TASK DESCRIPTION:
Below are some records. Pull every line that contains the word "this".

++++++++

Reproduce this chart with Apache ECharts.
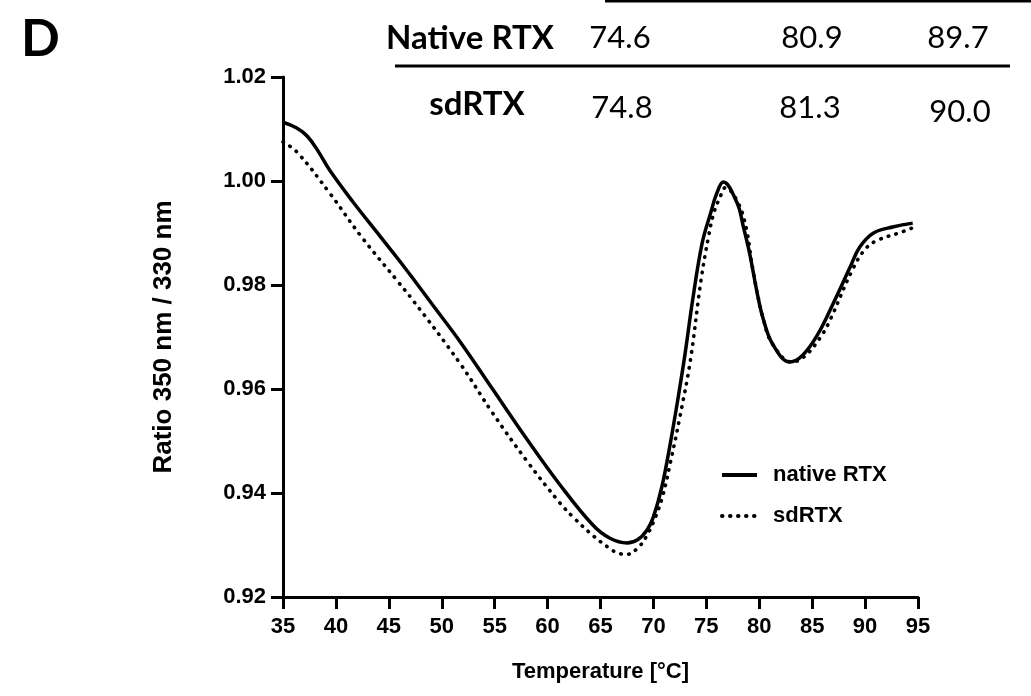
<!DOCTYPE html>
<html>
<head>
<meta charset="utf-8">
<script src="https://cdn.jsdelivr.net/npm/echarts@6/dist/echarts.min.js"></script>
<style>
  html, body { margin: 0; padding: 0; background: #fff; }
  #chart { width: 1031px; height: 696px; }
</style>
</head>
<body>
<div id="chart"></div>
<script>
// Melting curve ratio (350 nm / 330 nm) versus temperature
const nativeTemp = [35.0, 36.3, 37.3, 38.3, 39.4, 41.6, 44.2, 45.8, 47.3, 49.2, 51.7, 54.8, 58.1, 61.2, 64.3, 65.9, 67.5, 68.5, 69.4, 70.0, 70.8, 71.6, 72.3, 73.0, 73.7, 74.6, 75.4, 76.0, 76.6, 77.9, 78.5, 79.1, 79.8, 80.4, 81.3, 82.9, 84.1, 85.5, 87.0, 88.6, 89.5, 90.8, 92.7, 94.5];
const nativeRatio = [1.0113, 1.0102, 1.0086, 1.0058, 1.0021, 0.9960, 0.9893, 0.9852, 0.9812, 0.9760, 0.9692, 0.9600, 0.9502, 0.9415, 0.9338, 0.9313, 0.9304, 0.9310, 0.9329, 0.9354, 0.9412, 0.9496, 0.9579, 0.9669, 0.9770, 0.9880, 0.9938, 0.9977, 0.9998, 0.9958, 0.9912, 0.9860, 0.9785, 0.9733, 0.9685, 0.9652, 0.9665, 0.9704, 0.9765, 0.9835, 0.9873, 0.9900, 0.9912, 0.9919];

const sdTemp = [35.0, 36.3, 39.4, 42.4, 45.8, 47.3, 51.7, 54.8, 58.1, 61.2, 62.5, 64.3, 65.9, 66.7, 67.5, 68.6, 69.4, 70.2, 70.9, 71.6, 72.5, 73.5, 74.5, 75.2, 75.7, 76.3, 76.8, 78.0, 78.8, 79.4, 80.4, 81.3, 83.1, 84.3, 85.8, 86.7, 88.8, 90.1, 91.3, 93.2, 94.5];
const sdRatio = [1.0075, 1.0056, 0.9977, 0.9893, 0.9808, 0.9770, 0.9650, 0.9554, 0.9460, 0.9380, 0.9352, 0.9318, 0.9293, 0.9284, 0.9282, 0.9296, 0.9319, 0.9354, 0.9396, 0.9458, 0.9546, 0.9656, 0.9810, 0.9892, 0.9938, 0.9969, 0.9987, 0.9958, 0.9906, 0.9829, 0.9733, 0.9685, 0.9652, 0.9663, 0.9700, 0.9733, 0.9829, 0.9871, 0.9887, 0.9900, 0.9910];

// Transition temperatures shown in the table above the plot
const tableRows = ['Native RTX', 'sdRTX'];
const nativeTm = ['74.6', '80.9', '89.7'];
const sdTm = ['74.8', '81.3', '90.0'];

const seriesNames = ['native RTX', 'sdRTX'];

const pairs = (xs, ys) => xs.map((x, i) => [x, ys[i]]);

const chart = echarts.init(document.getElementById('chart'), null, { renderer: 'canvas' });

const axisFont = { fontFamily: 'Liberation Sans, Arial, sans-serif', fontWeight: 'bold', color: '#000' };
const tableFont = 'Lato, "Open Sans", sans-serif';

const cell = (x, y, text, bold, size) => ({
  type: 'text', x: x, y: y,
  style: { text: text, font: (bold ? 'bold ' : '') + size + 'px ' + tableFont, fill: '#000', align: 'center', verticalAlign: 'middle' }
});

chart.setOption({
  animation: false,
  backgroundColor: '#fff',
  grid: { left: 283, top: 77, width: 635, height: 520, containLabel: false },
  xAxis: {
    type: 'value', min: 35, max: 95, interval: 5,
    name: 'Temperature [°C]', nameLocation: 'middle', nameGap: 64,
    nameTextStyle: Object.assign({ fontSize: 22 }, axisFont),
    axisLine: { show: true, lineStyle: { color: '#000', width: 3 } },
    axisTick: { show: true, length: 12, lineStyle: { color: '#000', width: 3 } },
    axisLabel: Object.assign({ fontSize: 22, margin: 19 }, axisFont),
    splitLine: { show: false }
  },
  yAxis: {
    type: 'value', min: 0.92, max: 1.02, interval: 0.02,
    name: 'Ratio 350 nm / 330 nm', nameLocation: 'middle', nameGap: 106,
    nameTextStyle: Object.assign({ fontSize: 26 }, axisFont),
    axisLine: { show: true, lineStyle: { color: '#000', width: 3 } },
    axisTick: { show: true, length: 12, lineStyle: { color: '#000', width: 3 } },
    axisLabel: Object.assign({ fontSize: 22, margin: 17, formatter: v => v.toFixed(2) }, axisFont),
    splitLine: { show: false }
  },
  legend: {
    orient: 'vertical', left: 715, top: 459, itemWidth: 35, itemHeight: 14, itemGap: 19,
    data: seriesNames,
    itemStyle: { opacity: 0 },
    lineStyle: { width: 4 },
    textStyle: Object.assign({ fontSize: 22, padding: [0, 0, 0, 11] }, axisFont)
  },
  series: [
    {
      name: seriesNames[0], type: 'line', data: pairs(nativeTemp, nativeRatio),
      smooth: 0.4, showSymbol: false, symbol: 'none',
      lineStyle: { color: '#000', width: 3.5 }, itemStyle: { color: '#000' }
    },
    {
      name: seriesNames[1], type: 'line', data: pairs(sdTemp, sdRatio),
      smooth: 0.4, showSymbol: false, symbol: 'none',
      lineStyle: { color: '#000', width: 3.6, type: [0.5, 7.5], cap: 'round' }, itemStyle: { color: '#000' }
    }
  ],
  graphic: [
    { type: 'text', left: 21, top: 14, style: { text: 'D', font: 'bold 51px ' + tableFont, fill: '#000' } },
    { type: 'line', shape: { x1: 605, y1: 1, x2: 1031, y2: 1 }, style: { stroke: '#000', lineWidth: 3 } },
    { type: 'line', shape: { x1: 395, y1: 66, x2: 1010, y2: 66 }, style: { stroke: '#000', lineWidth: 3 } },
    cell(470, 38, tableRows[0], true, 33),
    cell(620, 38, nativeTm[0], false, 31),
    cell(812, 38, nativeTm[1], false, 31),
    cell(958, 38, nativeTm[2], false, 31),
    cell(477, 104, tableRows[1], true, 33),
    cell(622, 108, sdTm[0], false, 31),
    cell(810, 108, sdTm[1], false, 31),
    cell(960, 112, sdTm[2], false, 31)
  ]
});
</script>
</body>
</html>
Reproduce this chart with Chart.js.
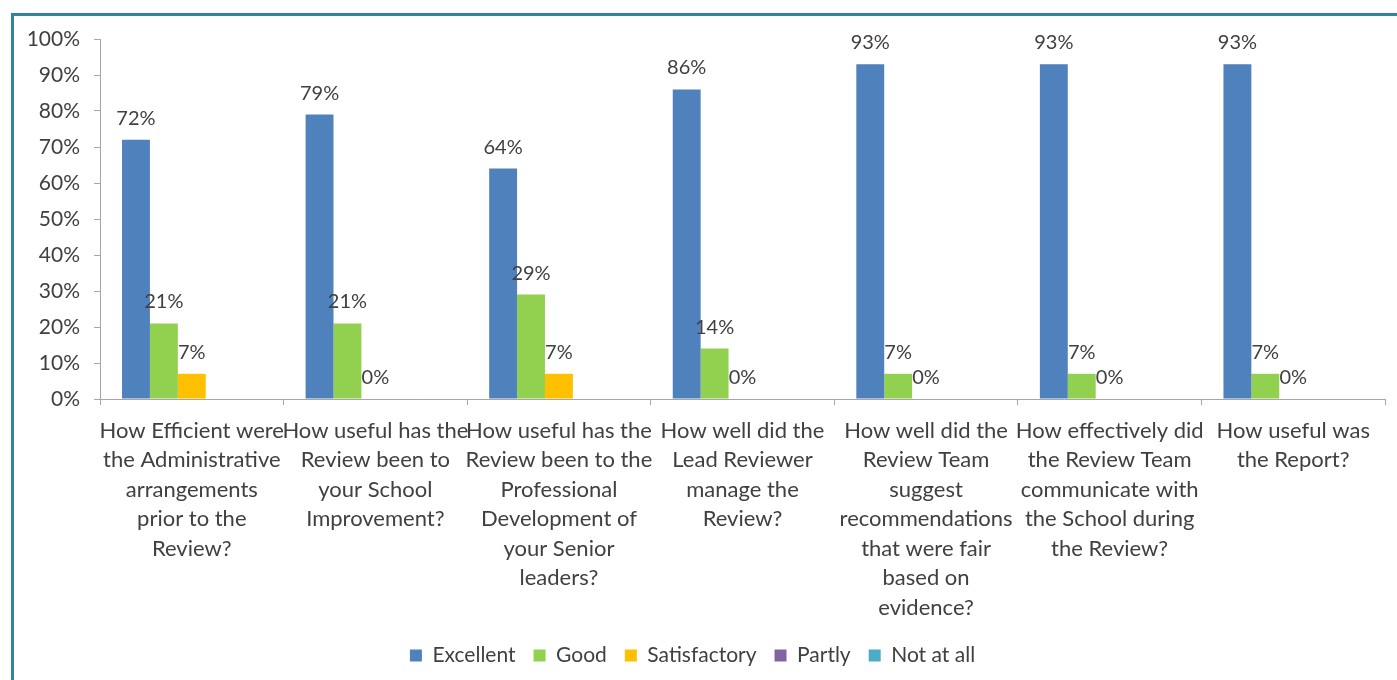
<!DOCTYPE html>
<html>
<head>
<meta charset="utf-8">
<script src="https://cdn.jsdelivr.net/npm/chart.js@4"></script>
<style>
  html, body { margin: 0; padding: 0; background: #ffffff; overflow: hidden; }
  #frame { position: absolute; left: 11px; top: 13px; width: 1420px; height: 700px;
           border-left: 3px solid #31849B; border-top: 3px solid #31849B; box-sizing: border-box; }
  #wrap { position: absolute; left: 0; top: 0; width: 1397px; height: 680px; }
</style>
</head>
<body>
<div id="frame"></div>
<div id="wrap"><canvas id="c" width="1397" height="680"></canvas></div>
<script>
const categories = [
  ["How Efficient were", "the Administrative", "arrangements", "prior to the", "Review?"],
  ["How useful has the", "Review been to", "your School", "Improvement?"],
  ["How useful has the", "Review been to the", "Professional", "Development of", "your Senior", "leaders?"],
  ["How well did the", "Lead Reviewer", "manage the", "Review?"],
  ["How well did the", "Review Team", "suggest", "recommendations", "that were fair", "based on", "evidence?"],
  ["How effectively did", "the Review Team", "communicate with", "the School during", "the Review?"],
  ["How useful was", "the Report?"]
];
const seriesNames = ["Excellent", "Good", "Satisfactory", "Partly", "Not at all"];
const excellent    = [72, 79, 64, 86, 93, 93, 93];
const good         = [21, 21, 29, 14, 7, 7, 7];
const satisfactory = [7, 0, 7, 0, 0, 0, 0];
const partly       = [null, null, null, null, null, null, null];
const notAtAll     = [null, null, null, null, null, null, null];
const yTicks = [0, 10, 20, 30, 40, 50, 60, 70, 80, 90, 100];

const colors = ["#4F81BD", "#92D050", "#FFC000", "#8064A2", "#4BACC6"];
const labelled = [true, true, true, false, false];
const FONT = "Lato, 'Open Sans', sans-serif";

const valueLabels = {
  id: 'valueLabels',
  afterDatasetsDraw(chart) {
    const ctx = chart.ctx;
    ctx.save();
    ctx.font = "20px " + FONT;
    ctx.fillStyle = "#404040";
    ctx.textAlign = "center";
    ctx.textBaseline = "alphabetic";
    chart.data.datasets.forEach((ds, i) => {
      if (!labelled[i]) return;
      const meta = chart.getDatasetMeta(i);
      meta.data.forEach((bar, j) => {
        const v = ds.data[j];
        if (v === null || v === undefined) return;
        ctx.fillText(v + "%", bar.x, bar.y - 15);
      });
    });
    ctx.restore();
  }
};

const allSeries = [excellent, good, satisfactory, partly, notAtAll];

new Chart(document.getElementById('c'), {
  type: 'bar',
  data: {
    labels: categories,
    datasets: seriesNames.map((n, i) => ({
      label: n,
      data: allSeries[i],
      backgroundColor: colors[i],
      borderWidth: 0,
      categoryPercentage: 0.76,
      barPercentage: 1.0
    }))
  },
  options: {
    responsive: false,
    animation: false,
    layout: { padding: { top: 39, left: 0, right: 12, bottom: 4 } },
    plugins: {
      tooltip: { enabled: false },
      legend: {
        position: 'bottom',
        labels: {
          boxWidth: 12, boxHeight: 12, padding: 18,
          color: '#404040',
          font: { family: FONT, size: 21 }
        }
      }
    },
    scales: {
      x: {
        grid: { display: true, drawOnChartArea: false, drawTicks: true, tickLength: 6, color: '#A6A6A6', offset: true },
        border: { display: true, color: '#A6A6A6', width: 1 },
        ticks: { color: '#404040', font: { family: FONT, size: 22, lineHeight: 1.34 }, padding: 11, maxRotation: 0, autoSkip: false },
        afterFit(scale) { scale.height = 228; }
      },
      y: {
        min: 0, max: 100,
        afterBuildTicks(scale) { scale.ticks = yTicks.map(v => ({ value: v })); },
        grid: { display: true, drawOnChartArea: false, drawTicks: true, tickLength: 6, color: '#A6A6A6' },
        border: { display: true, color: '#A6A6A6', width: 1 },
        ticks: { color: '#404040', font: { family: FONT, size: 21 }, padding: 14, callback: v => v + '%' },
        afterFit(scale) { scale.width = 100; }
      }
    }
  },
  plugins: [valueLabels]
});
</script>
</body>
</html>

++++++++

OUTPUT:
Reproduce this chart with Apache ECharts.
Reproduce this chart with Chart.js.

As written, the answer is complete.